И дальше пошла Дарёне удача. Хозяйка постоялого двора оказалась очень доброй женщиной. Заахала: мол, как такая маленькая совсем одна по дорогам скитается? В дом повела, за стол усадила, посоветовала здесь же остаться и заночевать, не то темнота застанет в дороге.
Дарёна робко пискнула:
– Тетенька, денег нет, можно ли хоть в сарае приткнуться на ночь? Я отработаю… по хозяйству чего-нибудь…
Хозяйка только руками всплеснула:
– Да неужто я не вижу, что дитё намаялось? За стол садись! У меня похлебка только-только из печи – да с репой, да с грибами, да с лучком, да еще я мучицы туда для сытности добавила… А про ночлег и спору нет! Ночью по нашим местам бродить опасно. Можно нарваться на волков, на разбойников, а то и на отряд вар́ варцев – прошлой осенью шлялись в здешних краях, окаянные, соседнюю деревню сожгли, а жителей угнали в рабство, в свою Вар́ варию проклятую…
Ну, Дарёну уговаривать не надо. Раз уж она так удачно зашла…
Незвана, между прочим, тоже рядом сидела, неспешно ела похлебку и делала вид, что никакую Дарёну знать не знает.
«Ничего! Еще поглядим, кто кого переупрямит!»
Хозяйка собрала на стол не «по-деревенски» (одна большая миска на всех), а «по-княжески» (каждому по дешевенькой глиняной миске). Обычно так делают трактирщики, которые гостей кормят по-разному – кто больше заплатит, тому и еда сытнее да вкуснее… Но тогда почему Дарёнке-бродяжке плеснули похлебки щедро, густо, от души?
Да ладно, чего там разбираться, есть надо, пока дают!
Только девочка начала уплетать неимоверно вкусную похлебку, как со двора донесся шум, звон струн, голоса веселые:
– Эй, хозяюшка, Калина свет Баженовна! Рада не рада, а встречай гостей, не жалей объедков да костей! Привечай тумаками, провожай пинками!
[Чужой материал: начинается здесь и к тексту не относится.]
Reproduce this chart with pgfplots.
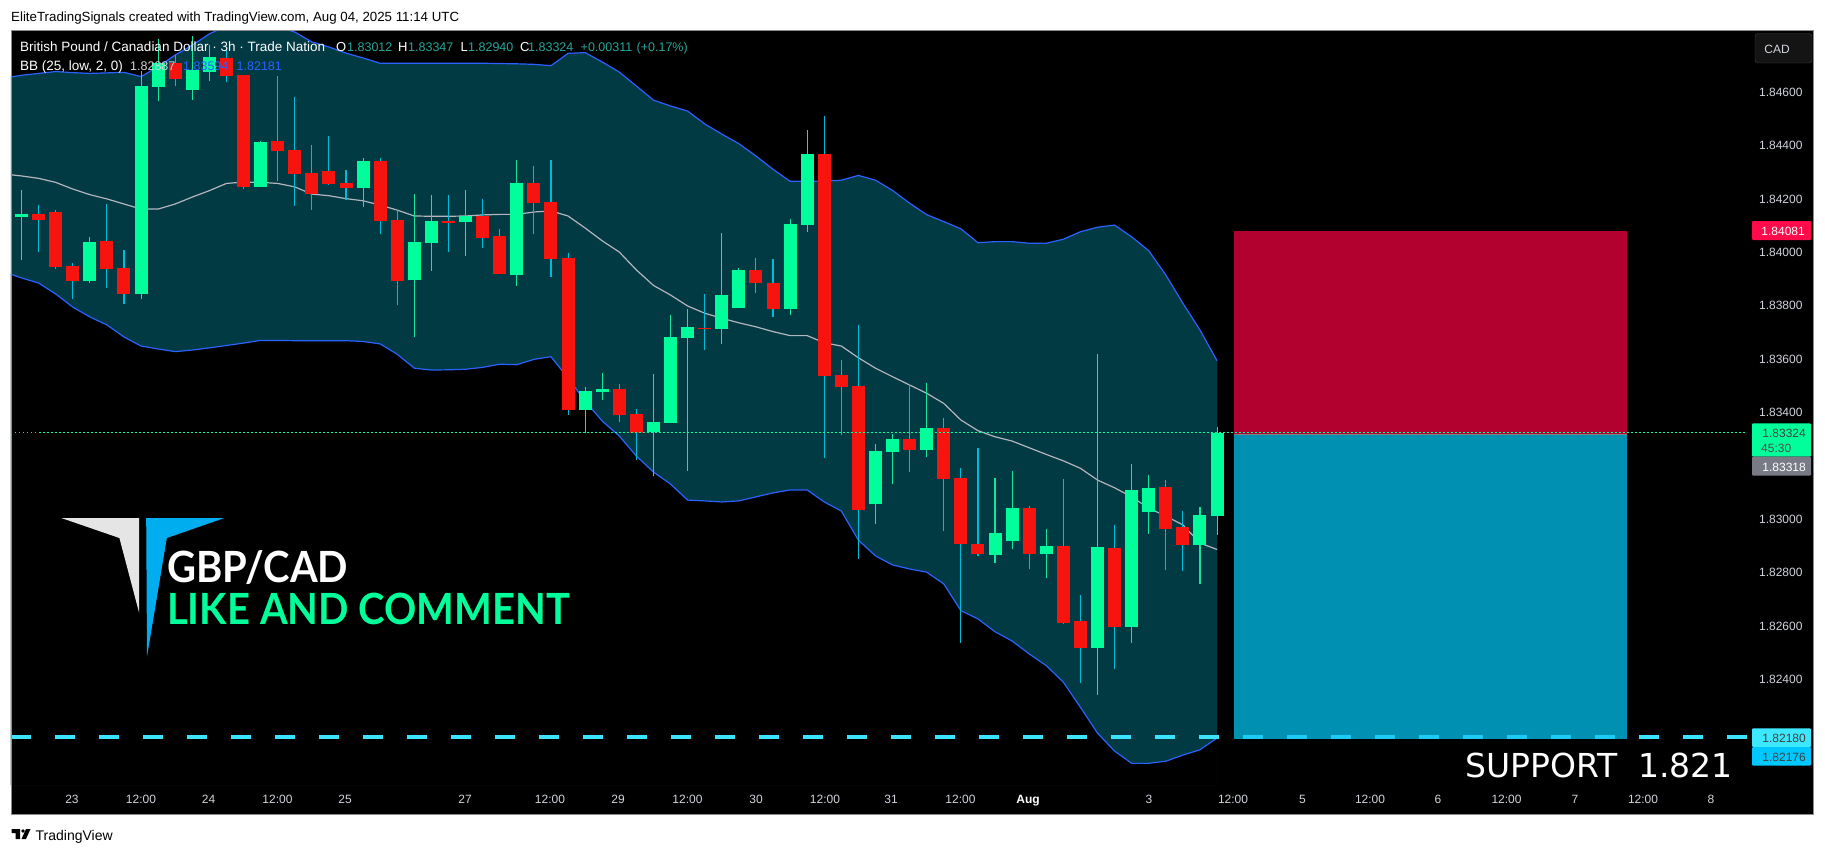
\documentclass[border=0pt]{standalone}
\usepackage{fontspec}
\setmainfont{Liberation Sans}
\newfontfamily\dispfont{Lato}
\newfontfamily\supfont{DejaVu Sans}
\usepackage{graphicx}
\usepackage{pgfplots}
\usepackage{pgfplotstable}
\pgfplotsset{compat=1.18}
\definecolor{bull}{HTML}{00FF9A}
\definecolor{bear}{HTML}{F7140E}
\definecolor{bullw}{HTML}{14E6A0}
\definecolor{bearw}{HTML}{00BCD9}
\definecolor{bandfill}{HTML}{023A43}
\definecolor{bandline}{HTML}{2962FF}
\definecolor{midline}{HTML}{B2B5BE}
\definecolor{lossbox}{HTML}{B2002F}
\definecolor{profitbox}{HTML}{0090B2}
\definecolor{support}{HTML}{3BE3FF}
\definecolor{supportb}{HTML}{1BCBF5}
\definecolor{ticktext}{HTML}{D1D4DC}
\definecolor{legteal}{HTML}{26A69A}
\definecolor{logoblue}{HTML}{00AEEF}
\pgfplotstableread{
i top bot hi lo
0 1.84144 1.84132 1.84233 1.83971
4 1.84039 1.83893 1.84057 1.83885
7 1.84623 1.83844 1.84679 1.83825
8 1.84709 1.84619 1.84799 1.84567
10 1.84683 1.84608 1.84810 1.84571
11 1.84732 1.84675 1.84777 1.84642
14 1.84413 1.84245 1.84417 1.84245
20 1.84342 1.84241 1.84353 1.84170
23 1.84039 1.83896 1.84218 1.83683
24 1.84117 1.84035 1.84215 1.83930
26 1.84136 1.84114 1.84233 1.83986
29 1.84260 1.83915 1.84346 1.83874
33 1.83481 1.83410 1.83497 1.83322
34 1.83489 1.83477 1.83547 1.83447
37 1.83365 1.83327 1.83544 1.83162
38 1.83683 1.83361 1.83765 1.83361
39 1.83720 1.83679 1.83788 1.83181
41 1.83840 1.83713 1.84072 1.83657
42 1.83934 1.83792 1.83941 1.83792
45 1.84106 1.83788 1.84125 1.83765
46 1.84368 1.84102 1.84458 1.84076
50 1.83256 1.83057 1.83282 1.82983
51 1.83301 1.83252 1.83320 1.83132
53 1.83342 1.83260 1.83511 1.83233
57 1.82949 1.82866 1.83155 1.82836
58 1.83042 1.82919 1.83181 1.82889
60 1.82900 1.82870 1.82964 1.82780
63 1.82896 1.82518 1.83619 1.82342
65 1.83110 1.82597 1.83207 1.82537
66 1.83117 1.83027 1.83166 1.82945
69 1.83016 1.82904 1.83046 1.82758
70 1.83324 1.83012 1.83347 1.82940
}\bulltable
\pgfplotstableread{
i top bot hi lo
1 1.84144 1.84121 1.84177 1.84002
2 1.84151 1.83945 1.84159 1.83939
3 1.83949 1.83893 1.83960 1.83825
5 1.84042 1.83938 1.84181 1.83866
6 1.83941 1.83844 1.84009 1.83806
9 1.84709 1.84649 1.84739 1.84623
12 1.84728 1.84660 1.84758 1.84638
13 1.84664 1.84245 1.84664 1.84237
15 1.84417 1.84380 1.84660 1.84267
16 1.84383 1.84293 1.84582 1.84174
17 1.84297 1.84218 1.84402 1.84159
18 1.84305 1.84256 1.84436 1.84251
19 1.84260 1.84241 1.84308 1.84196
21 1.84342 1.84117 1.84353 1.84069
22 1.84121 1.83893 1.84159 1.83803
25 1.84117 1.84110 1.84215 1.84001
27 1.84136 1.84054 1.84200 1.84016
28 1.84061 1.83919 1.84087 1.83919
30 1.84260 1.84185 1.84323 1.84069
31 1.84189 1.83975 1.84346 1.83908
32 1.83979 1.83410 1.83998 1.83391
35 1.83488 1.83391 1.83507 1.83365
36 1.83395 1.83325 1.83413 1.83222
40 1.83717 1.83713 1.83844 1.83634
43 1.83934 1.83885 1.83979 1.83848
44 1.83885 1.83788 1.83975 1.83758
47 1.84368 1.83537 1.84511 1.83230
48 1.83541 1.83496 1.83597 1.83316
49 1.83499 1.83035 1.83728 1.82851
52 1.83301 1.83260 1.83507 1.83177
54 1.83342 1.83151 1.83380 1.82956
55 1.83155 1.82908 1.83192 1.82537
56 1.82908 1.82870 1.83267 1.82863
59 1.83042 1.82870 1.83050 1.82814
61 1.82900 1.82612 1.83151 1.82608
62 1.82619 1.82518 1.82717 1.82387
64 1.82893 1.82597 1.82979 1.82439
67 1.83121 1.82964 1.83147 1.82810
68 1.82971 1.82904 1.83031 1.82807
}\beartable
\pgfplotstableread{
i up mid lo
-1 1.84653 1.84293 1.83926
0 1.84663 1.84286 1.83904
1 1.84670 1.84277 1.83885
2 1.84677 1.84262 1.83844
3 1.84673 1.84237 1.83795
4 1.84670 1.84216 1.83758
5 1.84672 1.84200 1.83728
6 1.84674 1.84181 1.83683
7 1.84658 1.84162 1.83649
8 1.84695 1.84162 1.83638
9 1.84739 1.84181 1.83628
10 1.84776 1.84207 1.83634
11 1.84818 1.84231 1.83642
12 1.84848 1.84258 1.83651
13 1.84851 1.84263 1.83660
14 1.84851 1.84262 1.83670
15 1.84844 1.84258 1.83670
16 1.84825 1.84245 1.83669
17 1.84788 1.84218 1.83669
18 1.84769 1.84212 1.83669
19 1.84746 1.84201 1.83669
20 1.84728 1.84193 1.83666
21 1.84708 1.84177 1.83657
22 1.84708 1.84158 1.83618
23 1.84708 1.84136 1.83566
24 1.84708 1.84135 1.83559
25 1.84708 1.84135 1.83560
26 1.84708 1.84136 1.83562
27 1.84708 1.84140 1.83569
28 1.84707 1.84142 1.83581
29 1.84706 1.84142 1.83579
30 1.84704 1.84151 1.83599
31 1.84699 1.84155 1.83609
32 1.84745 1.84136 1.83529
33 1.84748 1.84091 1.83443
34 1.84713 1.84043 1.83368
35 1.84675 1.84001 1.83312
36 1.84623 1.83934 1.83237
37 1.84570 1.83876 1.83177
38 1.84548 1.83840 1.83132
39 1.84529 1.83799 1.83072
40 1.84481 1.83772 1.83069
41 1.84443 1.83753 1.83065
42 1.84407 1.83736 1.83069
43 1.84361 1.83721 1.83084
44 1.84311 1.83703 1.83099
45 1.84266 1.83688 1.83110
46 1.84266 1.83688 1.83110
47 1.84267 1.83661 1.83065
48 1.84270 1.83649 1.83031
49 1.84288 1.83605 1.82922
50 1.84270 1.83566 1.82863
51 1.84232 1.83534 1.82829
52 1.84184 1.83503 1.82814
53 1.84141 1.83472 1.82802
54 1.84115 1.83434 1.82758
55 1.84088 1.83372 1.82658
56 1.84036 1.83332 1.82627
57 1.84040 1.83309 1.82579
58 1.84040 1.83293 1.82544
59 1.84034 1.83268 1.82496
60 1.84034 1.83243 1.82452
61 1.84049 1.83219 1.82390
62 1.84077 1.83191 1.82296
63 1.84094 1.83147 1.82199
64 1.84102 1.83118 1.82132
65 1.84058 1.83084 1.82086
66 1.84006 1.83042 1.82086
67 1.83915 1.83012 1.82094
68 1.83809 1.82979 1.82117
69 1.83709 1.82911 1.82137
70 1.83594 1.82887 1.82181
}\bandtable
\newcommand{\fs}[1]{\fontsize{#1}{#1}\selectfont}
\begin{document}
\begin{tikzpicture}[x=1pt,y=-1pt]
\fill[white] (0,0) rectangle (1825,854);
\fill[black] (11,30) rectangle (1813,814);
\begin{axis}[
  at={(11pt,-785pt)}, anchor=south west,
  scale only axis, width=1741pt, height=755pt,
  xmin=-0.6148, xmax=101.32, ymin=1.820049, ymax=1.848326,
  axis background/.style={fill=black},
  axis line style={draw=none},
  major tick length=0pt, minor tick num=0,
  xtick={3,7,11,15,19,26,31,35,39,43,47,51,55,59,63,67,71,75,79,83,87,91,95,99},
  xticklabels={},
  ytick={1.824,1.826,1.828,1.83,1.834,1.836,1.838,1.84,1.842,1.844,1.846},
  yticklabel pos=right,
  /pgf/number format/assume math mode=true,
  /pgf/number format/fixed, /pgf/number format/fixed zerofill, /pgf/number format/precision=5,
  yticklabel style={text=ticktext, font=\fs{12}, anchor=east, xshift=54pt},
  scaled y ticks=false,
  clip=true,
]
% band: teal under the upper line, black under the lower line
\addplot[fill=bandfill, draw=none, forget plot] table[x=i,y=up] {\bandtable} \closedcycle;
\addplot[fill=black, draw=none, forget plot] table[x=i,y=lo] {\bandtable} \closedcycle;
\addplot[draw=bandline, line width=1.2pt, forget plot] table[x=i,y=up] {\bandtable};
\addplot[draw=bandline, line width=1.2pt, forget plot] table[x=i,y=lo] {\bandtable};
\addplot[draw=midline, line width=1.2pt, forget plot] table[x=i,y=mid] {\bandtable};
% risk / reward boxes
\addplot[fill=lossbox, draw=none, forget plot] coordinates {(71,1.84081)(94,1.84081)(94,1.83318)(71,1.83318)} -- cycle;
\addplot[fill=profitbox, draw=none, forget plot] coordinates {(71,1.83318)(94,1.83318)(94,1.82176)(71,1.82176)} -- cycle;
\addplot[draw=gray, line width=1pt, forget plot] coordinates {(71,1.83318)(94,1.83318)};
% candles: wicks
\addplot[draw=none, mark=none, forget plot, error bars/.cd, y dir=minus, y explicit, error mark=none,
  error bar style={draw=bullw, line width=1.1pt}]
  table[x=i, y=hi, y error minus expr=\thisrow{hi}-\thisrow{lo}] {\bulltable};
\addplot[draw=none, mark=none, forget plot, error bars/.cd, y dir=minus, y explicit, error mark=none,
  error bar style={draw=bearw, line width=1.1pt}]
  table[x=i, y=hi, y error minus expr=\thisrow{hi}-\thisrow{lo}] {\beartable};
% candles: bodies
\addplot[draw=none, mark=none, forget plot, error bars/.cd, y dir=minus, y explicit, error mark=none,
  error bar style={draw=bull, line width=13pt}]
  table[x=i, y=top, y error minus expr=\thisrow{top}-\thisrow{bot}] {\bulltable};
\addplot[draw=none, mark=none, forget plot, error bars/.cd, y dir=minus, y explicit, error mark=none,
  error bar style={draw=bear, line width=13pt}]
  table[x=i, y=top, y error minus expr=\thisrow{top}-\thisrow{bot}] {\beartable};
% support and last price
\addplot[draw=support, line width=4pt, dash pattern=on 20pt off 24pt, forget plot] coordinates {(-0.6148,1.82183)(101.32,1.82183)};
\addplot[draw=supportb, line width=4pt, dash pattern=on 20pt off 24pt, dash phase=35pt, forget plot] coordinates {(71,1.82183)(94,1.82183)};
\addplot[draw=bull, line width=0.9pt, dash pattern=on 1.5pt off 2.5pt, forget plot] coordinates {(-0.6148,1.83324)(101.0,1.83324)};
\end{axis}
% time axis labels
\foreach \xp/\t in {72/23,141/12:00,208.5/24,277.5/12:00,345/25,465/27,550/12:00,618/29,687.5/12:00,756/30,825/12:00,891/31,960.5/12:00,1149/3,1233/12:00,1302.5/5,1370/12:00,1438/6,1506.5/12:00,1575/7,1643/12:00,1711/8}
  \node[anchor=base, inner sep=0, text=ticktext, font=\fs{12}] at (\xp,803.5) {\t};
\node[anchor=base, inner sep=0, text=white, font=\fs{12}\bfseries] at (1028,803.5) {Aug};
% frame
\draw[gray!90, line width=1pt] (11,30) rectangle (1813,814);
% header / footer
\node[anchor=base west, inner sep=0, text=black, font=\fs{13.3}] at (11,21) {EliteTradingSignals created with TradingView.com, Aug 04, 2025 11:14 UTC};
\node[anchor=base west, inner sep=0, text=white, font=\fs{13.5}] at (20,51) {British Pound / Canadian Dollar · 3h · Trade Nation};
\foreach \xp/\t in {336/O,398/H,460.5/L,520/C}
  \node[anchor=base west, inner sep=0, text=white, font=\fs{13}] at (\xp,51) {\t};
\foreach \xp/\t in {347/1.83012,408/1.83347,468/1.82940,528/1.83324,580.5/+0.00311,636.5/(+0.17\%)}
  \node[anchor=base west, inner sep=0, text=legteal, font=\fs{12.5}] at (\xp,51) {\t};
\node[anchor=base west, inner sep=0, text=white, font=\fs{13.5}] at (20,70) {BB (25, low, 2, 0)};
\node[anchor=base west, inner sep=0, text=ticktext, font=\fs{12.5}] at (130,70) {1.82887};
\node[anchor=base west, inner sep=0, text=bandline, font=\fs{12.5}] at (183,70) {1.83594};
\node[anchor=base west, inner sep=0, text=bandline, font=\fs{12.5}] at (236.5,70) {1.82181};
% TradingView mark
\fill[black] (11.5,829) -- (20,829) -- (20,839) -- (15.5,839) -- (15.5,833) -- (11.5,833) -- cycle;
\fill[black] (23,831) circle (1.8);
\fill[black] (26,829) -- (30.5,829) -- (26,839) -- (21.5,839) -- cycle;
\node[anchor=base west, inner sep=0, text=black, font=\fs{14}] at (35.5,840) {TradingView};
% logo
\fill[black!10] (61.3,518) -- (139.1,518) -- (139.1,612.7) -- (119.4,538) -- cycle;
\fill[logoblue] (146.2,518) -- (224.5,518) -- (166.8,538) -- (147,656.7) -- cycle;
\node[anchor=base west, inner sep=0, text=white, font=\fs{43}\dispfont\bfseries] at (167,582.3) {\scalebox{0.93}[1]{GBP/CAD}};
\node[anchor=base west, inner sep=0, text=bull, font=\fs{43}\dispfont\bfseries] at (167,624) {\scalebox{0.93}[1]{LIKE AND COMMENT}};
\node[anchor=base east, inner sep=0, text=white, font=\fs{33}\supfont] at (1733,777.5) {SUPPORT\ \ 1.821};
% CAD button
\draw[fill=black!92!white, draw=black!75!white, rounded corners=3pt] (1755,33.5) rectangle (1812,63);
\node[text=ticktext, font=\fs{12}, inner sep=0] at (1777,49) {CAD};
% price tags
\fill[rounded corners=1pt, fill={rgb,255:red,255;green,10;blue,75}] (1752,221) rectangle (1811,240);
\node[anchor=base east, inner sep=0, text=white, font=\fs{12}] at (1805,235) {1.84081};
\fill[rounded corners=1pt, fill=bull] (1752,423.3) rectangle (1811,456.7);
\node[anchor=base east, inner sep=0, text=black!75, font=\fs{12}] at (1806,437) {1.83324};
\node[anchor=base west, inner sep=0, text=black!70, font=\fs{12}] at (1761,452) {45:30};
\fill[rounded corners=1pt, fill={rgb,255:red,120;green,123;blue,134}] (1752,456.7) rectangle (1811,475.7);
\node[anchor=base east, inner sep=0, text=white, font=\fs{12}] at (1806,471) {1.83318};
\fill[rounded corners=1pt, fill={rgb,255:red,61;green,232;blue,255}] (1752,728.3) rectangle (1811,747);
\node[anchor=base east, inner sep=0, text=black!75, font=\fs{12}] at (1806,742) {1.82180};
\fill[rounded corners=1pt, fill={rgb,255:red,0;green,200;blue,255}] (1752,747) rectangle (1811,765.7);
\node[anchor=base east, inner sep=0, text=black!75, font=\fs{12}] at (1806,761) {1.82176};
\end{tikzpicture}
\end{document}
Хозяйка проворно вскочила с лавки:
– Ой! Скоморохи пришли!
И выбежала из комнаты.
Девочка услышала из-за неплотно прикрытой двери:
– Поздорову ли, Горыня?.. Рада тебе и твоей ватаге. Только, сделайте милость, не галдите в доме. У меня дитё всю ночь плакало, только сейчас заснуло.
Дарёна скосила глаза в угол, на люльку, где спал хилый, болезненного вида младенец.
Скоморохи послушно прекратили галдеж и музыку, чинно вошли в дом. Было их немного: двое мужиков да баба – здоровенная, выше своих спутников, да и в плечах пошире. А вот вожак ватаги, Горыня, оказался низеньким, тощим, неказистым. Третьим был осанистый старик с балалайкой.
Дарёне доводилось уже видеть скоморохов, но всегда они были или ярко нарумянены свеклой, или раскрашены цветной глиной. А сейчас за стол садились усталые люди без краски на лице.
– Что-то мало вас на этот раз, – учтиво заметила хозяйка, ставя перед каждым новым гостем по глиняной миске. (Скоморохи, бывалые странники, ложки достали из мешков свои.)
– Уж такую ватагу удалось набрать, – развел руками Горыня. – В Звене́ц идем, на ярмарку.
– Звенец – скоморохам отец, – солидно поддержал разговор старик. – Каждое лето – ярмарка, каждую зиму – снова ярмарка. Богатый город. И жители щедры к веселым людям. Жаль, сейчас ватага и впрямь маловата…
– С нами еще Нерад, – тихим низким голосом вмешалась здоровенная женщина. – Отстал он от нас, захворал в Заозерье. Договорились, что, если быстро на ноги встанет, то здесь встретимся, в «Добром пути». А пока мы по окрестным селам прошлись…
– А ты, красавица, у меня впервые, – сказала хозяйка, приглядываясь к гостье. – Ты пляшешь или поешь?
– Я медведь, – смущенным баском призналась женщина.
Все рассмеялись было, но тут же притихли, виновато оглядываясь на колыбель.
– Зверя у нас нет, – пояснил Горыня хозяйке и Незване, – зато шкура есть. Матрёна шкуру натягивает и до того похоже медведем пляшет! Ходит – косолапит, а если рявкнет – народ шарахается, у всадников кони на дыбы встают.